The Seme post has a poor working environment for border officials; primitive accommodation, absence of basic social amenities, and deplorable road network incompatible with a regional gateway. Rather than facilitate trade, the situation at the border enhances corruption.
“It is a pity Nigeria does not have infrastructure. Our business policies are also not friendly,” said Lucky Amiwero, international freight consultant, trade procedure expert, customs agent and managing director of Eyis Resources.
He lamented the poor state of roads linking ports in Apapa, Lagos, and blamed the Nigerian Ports Authority and the Nigeria Customs for anomalies at the ports.
He said: “The concession contract stipulates there should be a holding bay. They are collecting money on that everyday, but where is the holding bay? In the contract, the trailers pay entrance fees every time they enter the ports by virtue of the money licensed customs agent pay for trailers to load.
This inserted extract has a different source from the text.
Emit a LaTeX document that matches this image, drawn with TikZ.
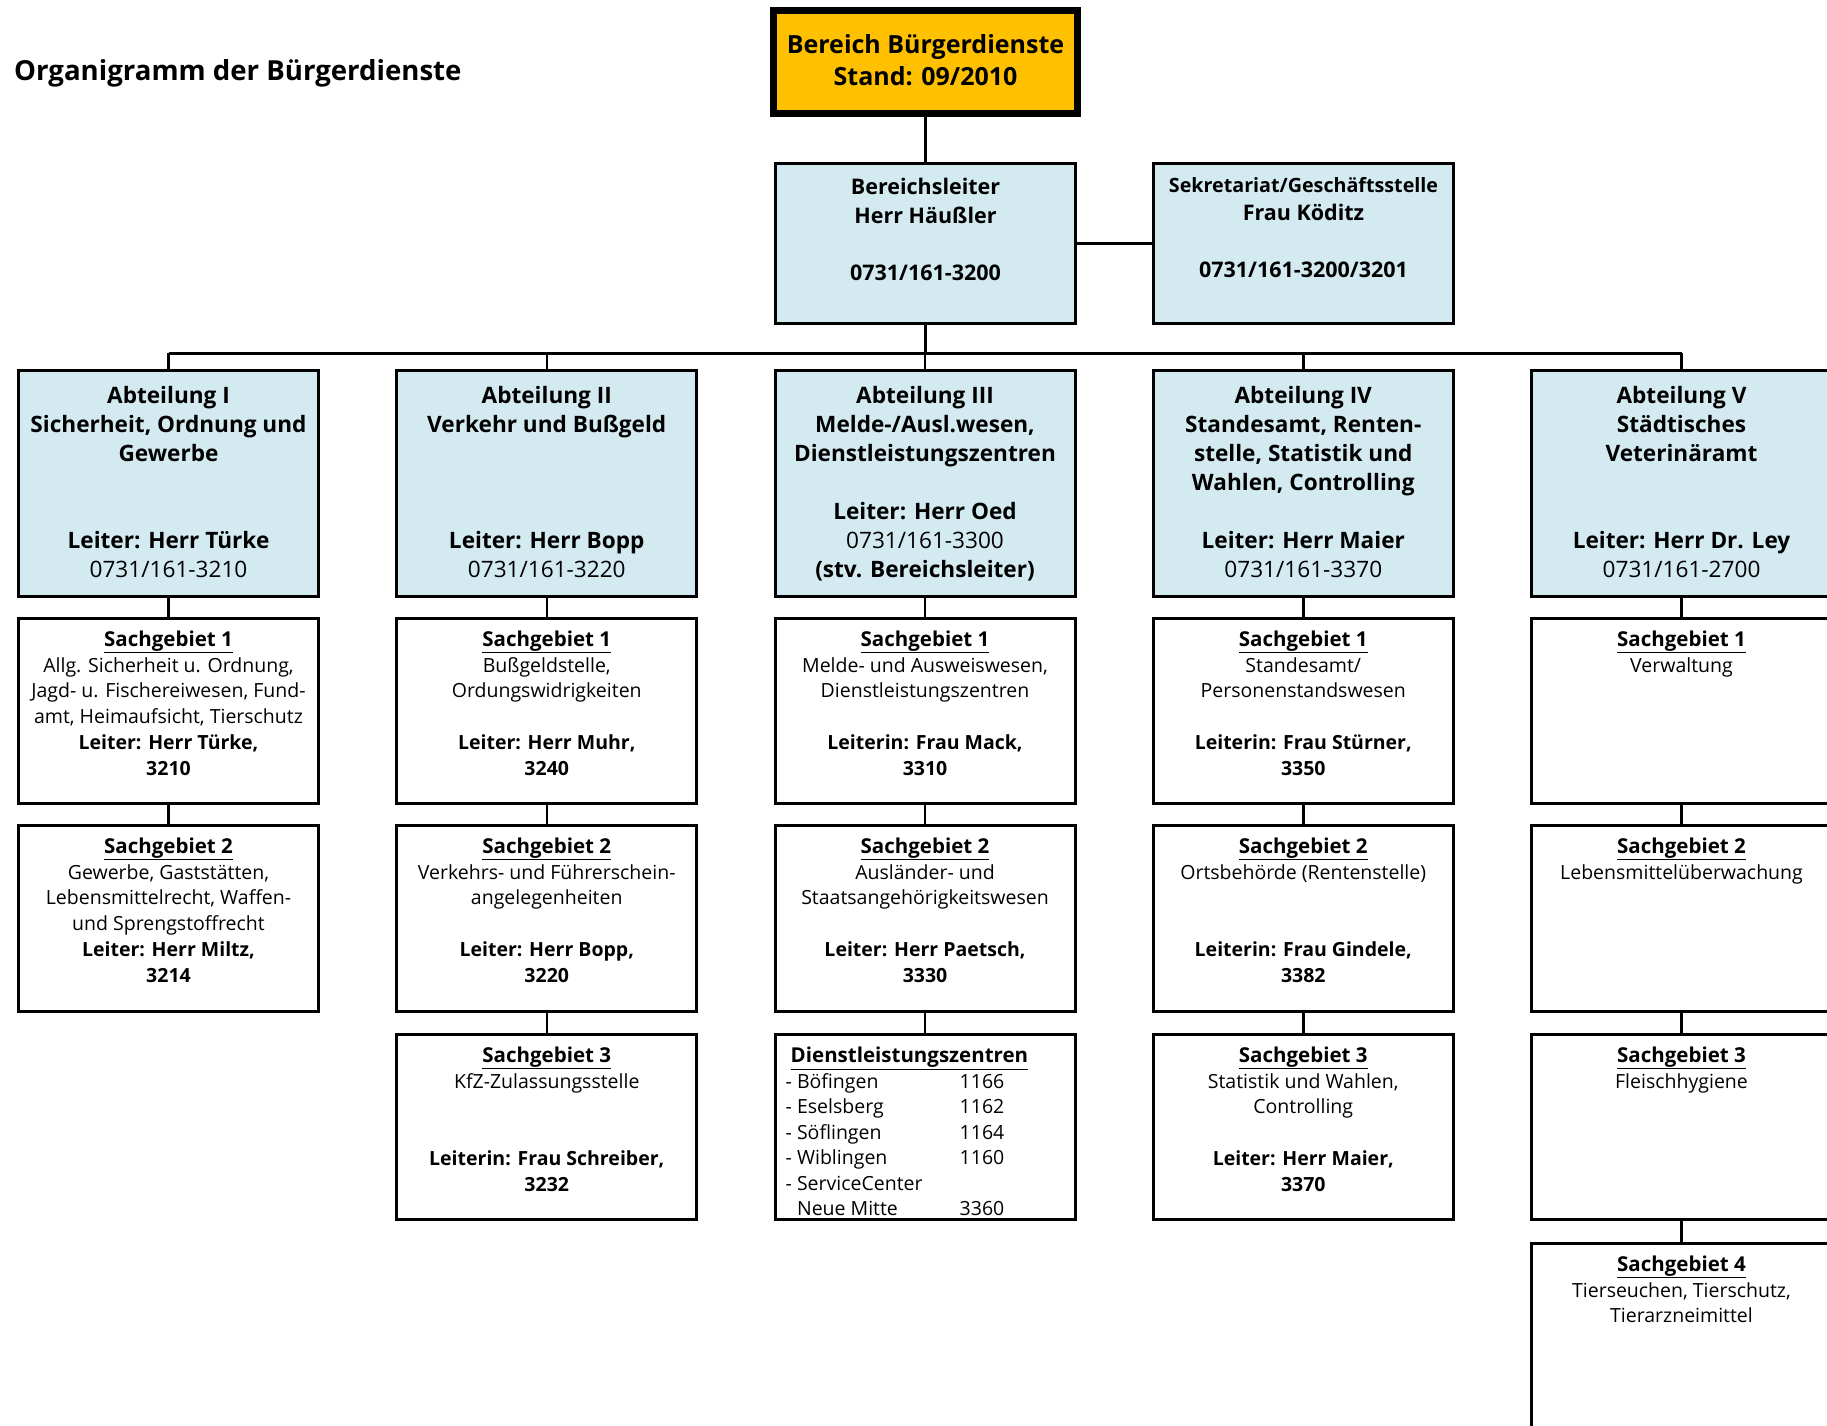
\documentclass[tikz,border=0pt]{standalone}
\usepackage{fontspec}
\setmainfont{Open Sans}
\definecolor{lightblue}{RGB}{211,234,240}
\definecolor{headorange}{RGB}{255,192,0}
\newcommand{\sghead}[1]{{\fontsize{20.5}{25.8}\selectfont\underline{\textbf{#1}}}}
\begin{document}
\begin{tikzpicture}[x=1pt,y=-1pt,
 conn/.style={line width=2.5pt},
 boxbase/.style={draw=black, line width=3pt, rectangle, inner sep=0pt, outer sep=0pt, minimum width=300pt},
 bluebox/.style={boxbase, fill=lightblue},
 whitebox/.style={boxbase, fill=white},
 topbox/.style={draw=black, line width=7pt, rectangle, inner sep=0pt, outer sep=0pt, fill=headorange, minimum width=304pt, minimum height=103pt},
 abttxt/.style={anchor=north, inner sep=0pt, align=center, font=\fontsize{22.6}{29}\selectfont\bfseries},
 bltxt/.style={anchor=north, inner sep=0pt, align=center, font=\fontsize{21.5}{28.7}\selectfont\bfseries},
 sgtxt/.style={anchor=north, inner sep=0pt, align=center, font=\fontsize{19.5}{25.8}\selectfont},
 dlztxt/.style={anchor=north west, inner sep=0pt, align=left, font=\fontsize{19.5}{25.5}\selectfont},
]
\useasboundingbox (0,0) rectangle (1827,1425);
\clip (0,0) rectangle (1827,1425);

% title
\node[anchor=base west, inner sep=0pt, font=\fontsize{27.6}{32}\selectfont\bfseries] (title) at (14,80) {Organigramm der Bürgerdienste};

% top box
\node[topbox] (top) at (925.5,62) {};
\node[anchor=north, inner sep=0pt, align=center, font=\fontsize{25}{32}\selectfont\bfseries] (toptxt) at ([yshift=-20pt]top.north) {\strut Bereich Bürgerdienste\\Stand: 09/2010};

% Bereichsleiter and Sekretariat
\node[bluebox, minimum height=160pt] (bl) at (925.5,243.5) {};
\node[bluebox, minimum height=160pt] (sek) at (1303.5,243.5) {};
\node[bltxt] (bltext) at ([yshift=-11pt]bl.north) {\strut Bereichsleiter\\Herr Häußler\\\strut\\0731/161-3200};
\node[bltxt, font=\fontsize{21.5}{28.5}\selectfont\bfseries] (sektext) at ([yshift=-8.5pt]sek.north) {\strut{\fontsize{19.7}{28.5}\selectfont Sekretariat/Geschäftsstelle}\\Frau Köditz\\\strut\\0731/161-3200/3201};

\draw[conn] (top.south) -- (bl.north);
\draw[conn] (bl.east) -- (sek.west);

% Abteilungen
\node[bluebox, minimum height=226pt] (a1) at (168.5,483.5) {};
\node[bluebox, minimum height=226pt] (a2) at (546.75,483.5) {};
\node[bluebox, minimum height=226pt] (a3) at (925,483.5) {};
\node[bluebox, minimum height=226pt] (a4) at (1303.25,483.5) {};
\node[bluebox, minimum height=226pt] (a5) at (1681.5,483.5) {};

\coordinate (busL) at (168.5,353);
\coordinate (busR) at (1681.5,353);
\draw[conn, line width=3pt] (busL) -- (busR);
\draw[conn] (bl.south) -- (bl.south |- busL);
\foreach \n in {a1,a2,a3,a4,a5} {\draw[conn] (\n.north) -- (\n.north |- busL);}

\node[abttxt] (t1) at ([yshift=-12pt]a1.north) {\strut Abteilung I\\Sicherheit, Ordnung und\\Gewerbe\\\strut\\\strut\\Leiter: Herr Türke\\{\mdseries 0731/161-3210}};
\node[abttxt] (t2) at ([yshift=-12pt]a2.north) {\strut Abteilung II\\Verkehr und Bußgeld\\\strut\\\strut\\\strut\\Leiter: Herr Bopp\\{\mdseries 0731/161-3220}};
\node[abttxt] (t3) at ([yshift=-12pt]a3.north) {\strut Abteilung III\\Melde-/Ausl.wesen,\\Dienstleistungszentren\\\strut\\Leiter: Herr Oed\\{\mdseries 0731/161-3300}\\(stv. Bereichsleiter)};
\node[abttxt] (t4) at ([yshift=-12pt]a4.north) {\strut Abteilung IV\\Standesamt, Renten-\\stelle, Statistik und\\Wahlen, Controlling\\\strut\\Leiter: Herr Maier\\{\mdseries 0731/161-3370}};
\node[abttxt] (t5) at ([yshift=-12pt]a5.north) {\strut Abteilung V\\Städtisches\\Veterinäramt\\\strut\\\strut\\Leiter: Herr Dr. Ley\\{\mdseries 0731/161-2700}};

% Sachgebiet boxes
\foreach \c/\x in {1/168.5,2/546.75,3/925,4/1303.25,5/1681.5} {
  \node[whitebox, minimum height=185pt] (s\c1) at (\x,711) {};
  \node[whitebox, minimum height=186pt] (s\c2) at (\x,918.5) {};
}
\foreach \c/\x in {2/546.75,3/925,4/1303.25,5/1681.5} {
  \node[whitebox, minimum height=185pt] (s\c3) at (\x,1127) {};
}
\node[whitebox, minimum height=185pt] (s54) at (1681.5,1336) {};

\foreach \c in {1,2,3,4,5} {
  \draw[conn] (a\c.south) -- (s\c1.north);
  \draw[conn] (s\c1.south) -- (s\c2.north);
}
\foreach \c in {2,3,4,5} {\draw[conn] (s\c2.south) -- (s\c3.north);}
\draw[conn] (s53.south) -- (s54.north);

% texts column 1
\node[sgtxt] (x11) at ([yshift=-9.5pt]s11.north) {\strut\sghead{Sachgebiet 1}\\Allg. Sicherheit u. Ordnung,\\Jagd- u. Fischereiwesen, Fund-\\amt, Heimaufsicht, Tierschutz\\\textbf{Leiter: Herr Türke,}\\\textbf{3210}};
\node[sgtxt] (x12) at ([yshift=-9.5pt]s12.north) {\strut\sghead{Sachgebiet 2}\\Gewerbe, Gaststätten,\\Lebensmittelrecht, Waffen-\\und Sprengstoffrecht\\\textbf{Leiter: Herr Miltz,}\\\textbf{3214}};
% column 2
\node[sgtxt] (x21) at ([yshift=-9.5pt]s21.north) {\strut\sghead{Sachgebiet 1}\\Bußgeldstelle,\\Ordungswidrigkeiten\\\strut\\\textbf{Leiter: Herr Muhr,}\\\textbf{3240}};
\node[sgtxt] (x22) at ([yshift=-9.5pt]s22.north) {\strut\sghead{Sachgebiet 2}\\Verkehrs- und Führerschein-\\angelegenheiten\\\strut\\\textbf{Leiter: Herr Bopp,}\\\textbf{3220}};
\node[sgtxt] (x23) at ([yshift=-9.5pt]s23.north) {\strut\sghead{Sachgebiet 3}\\KfZ-Zulassungsstelle\\\strut\\\strut\\\textbf{Leiterin: Frau Schreiber,}\\\textbf{3232}};
% column 3
\node[sgtxt] (x31) at ([yshift=-9.5pt]s31.north) {\strut\sghead{Sachgebiet 1}\\Melde- und Ausweiswesen,\\Dienstleistungszentren\\\strut\\\textbf{Leiterin: Frau Mack,}\\\textbf{3310}};
\node[sgtxt] (x32) at ([yshift=-9.5pt]s32.north) {\strut\sghead{Sachgebiet 2}\\Ausländer- und\\Staatsangehörigkeitswesen\\\strut\\\textbf{Leiter: Herr Paetsch,}\\\textbf{3330}};
\node[dlztxt] (x33) at ([xshift=10.5pt,yshift=-10pt]s33.north west) {\strut\hspace*{5pt}\sghead{Dienstleistungszentren}\\
\makebox[174pt][l]{- Böfingen}1166\\
\makebox[174pt][l]{- Eselsberg}1162\\
\makebox[174pt][l]{- Söflingen}1164\\
\makebox[174pt][l]{- Wiblingen}1160\\
- ServiceCenter\\
\makebox[174pt][l]{\phantom{- }Neue Mitte}3360};
% column 4
\node[sgtxt] (x41) at ([yshift=-9.5pt]s41.north) {\strut\sghead{Sachgebiet 1}\\Standesamt/\\Personenstandswesen\\\strut\\\textbf{Leiterin: Frau Stürner,}\\\textbf{3350}};
\node[sgtxt] (x42) at ([yshift=-9.5pt]s42.north) {\strut\sghead{Sachgebiet 2}\\Ortsbehörde (Rentenstelle)\\\strut\\\strut\\\textbf{Leiterin: Frau Gindele,}\\\textbf{3382}};
\node[sgtxt] (x43) at ([yshift=-9.5pt]s43.north) {\strut\sghead{Sachgebiet 3}\\Statistik und Wahlen,\\Controlling\\\strut\\\textbf{Leiter: Herr Maier,}\\\textbf{3370}};
% column 5
\node[sgtxt] (x51) at ([yshift=-9.5pt]s51.north) {\strut\sghead{Sachgebiet 1}\\Verwaltung};
\node[sgtxt] (x52) at ([yshift=-9.5pt]s52.north) {\strut\sghead{Sachgebiet 2}\\Lebensmittelüberwachung};
\node[sgtxt] (x53) at ([yshift=-9.5pt]s53.north) {\strut\sghead{Sachgebiet 3}\\Fleischhygiene};
\node[sgtxt] (x54) at ([yshift=-9.5pt]s54.north) {\strut\sghead{Sachgebiet 4}\\Tierseuchen, Tierschutz,\\Tierarzneimittel};
\end{tikzpicture}
\end{document}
We have played our role. What is the government doing about its? They just collect the money and keep mum. These are the kinds of things we see around the country, and these are the kinds of things that make people move out of the country.
“Our system is very expensive. Look at Ghana, for instance. I learnt they have cancelled terminal handling charges. I have been clamouring for the past 15 years that terminal handling charges should be cancelled in Nigeria. We have two charges – terminal and delivery. What is a delivery charge and what is a terminal handling charge? They are the same. And terminal-handling charge runs into billions and trillions of naira.”
Amiwero added: “Our cost of doing business is a big problem, and our procedures are lengthy and cumbersome, because most of the things we do are impositions. Even the agency that is supposed to regulate things does the same. They impose value and impose decisions. They are supposed to treat, classify, interpret and apply. Many things are not done properly. We cannot continue to operate a country where you don’t do things based on law. Most of the revenue accruing to the government is imposition.
“For instance, the Central Bank of Nigeria said in a circular that the exchange rate to be used is the one approved on Form M. What Nigeria Customs has done is use the prevailing rate. Form M is issued at N197. But when you get to the port, they give you N313 to a dollar. You can see how they kill the economy. The economy is finished. They have shattered the economy. There is no confidence. It is not transparent. It is not predictable. It is not consistent. It is not in line with any of the tools that facilitate trade. So, the confidence to build is a problem. Until we approach things on the basis of law and not imposition, we can’t move forward.”
The chairman, Ship Owners’ Forum, Margaret Onyema-Orakwusi, said non-availability of fund at a reasonable interest rate for investors and insecurity are reasons the sector is yet to assume its rightful place.
“Finance is another challenge. Banks don’t understand that maritime business is a long-term investment, not cash and carry. You have investment running into millions and the banks want you to pay 20 or 30 per cent interest, so you spend your entire life working for the banks. The big problem is how to get cheap finance for investment in the sector,” she said.
Charles Otuonye, chairman, Marine Engineering and Naval Architecture (MENA), a division of the Nigerian Society of Engineers (NSE), stressed the need for government to strategise on a robust and sustainable way to diversify its economy in the direction of the maritime industry.
He said there is no better time to focus on the sector and avert further economic drift. He added that the recession should be seen as opportunity for government and non-governmental organisations to develop the shipping industry through sustainable maritime policies.
“It is not enough to catalogue the problems. It is wiser to proffer solutions. Diversification is the prevalent song in the mouth of government. But most Nigerians think the only possible area is agriculture. The maritime industry is huge economically, perhaps next to agriculture,” he said.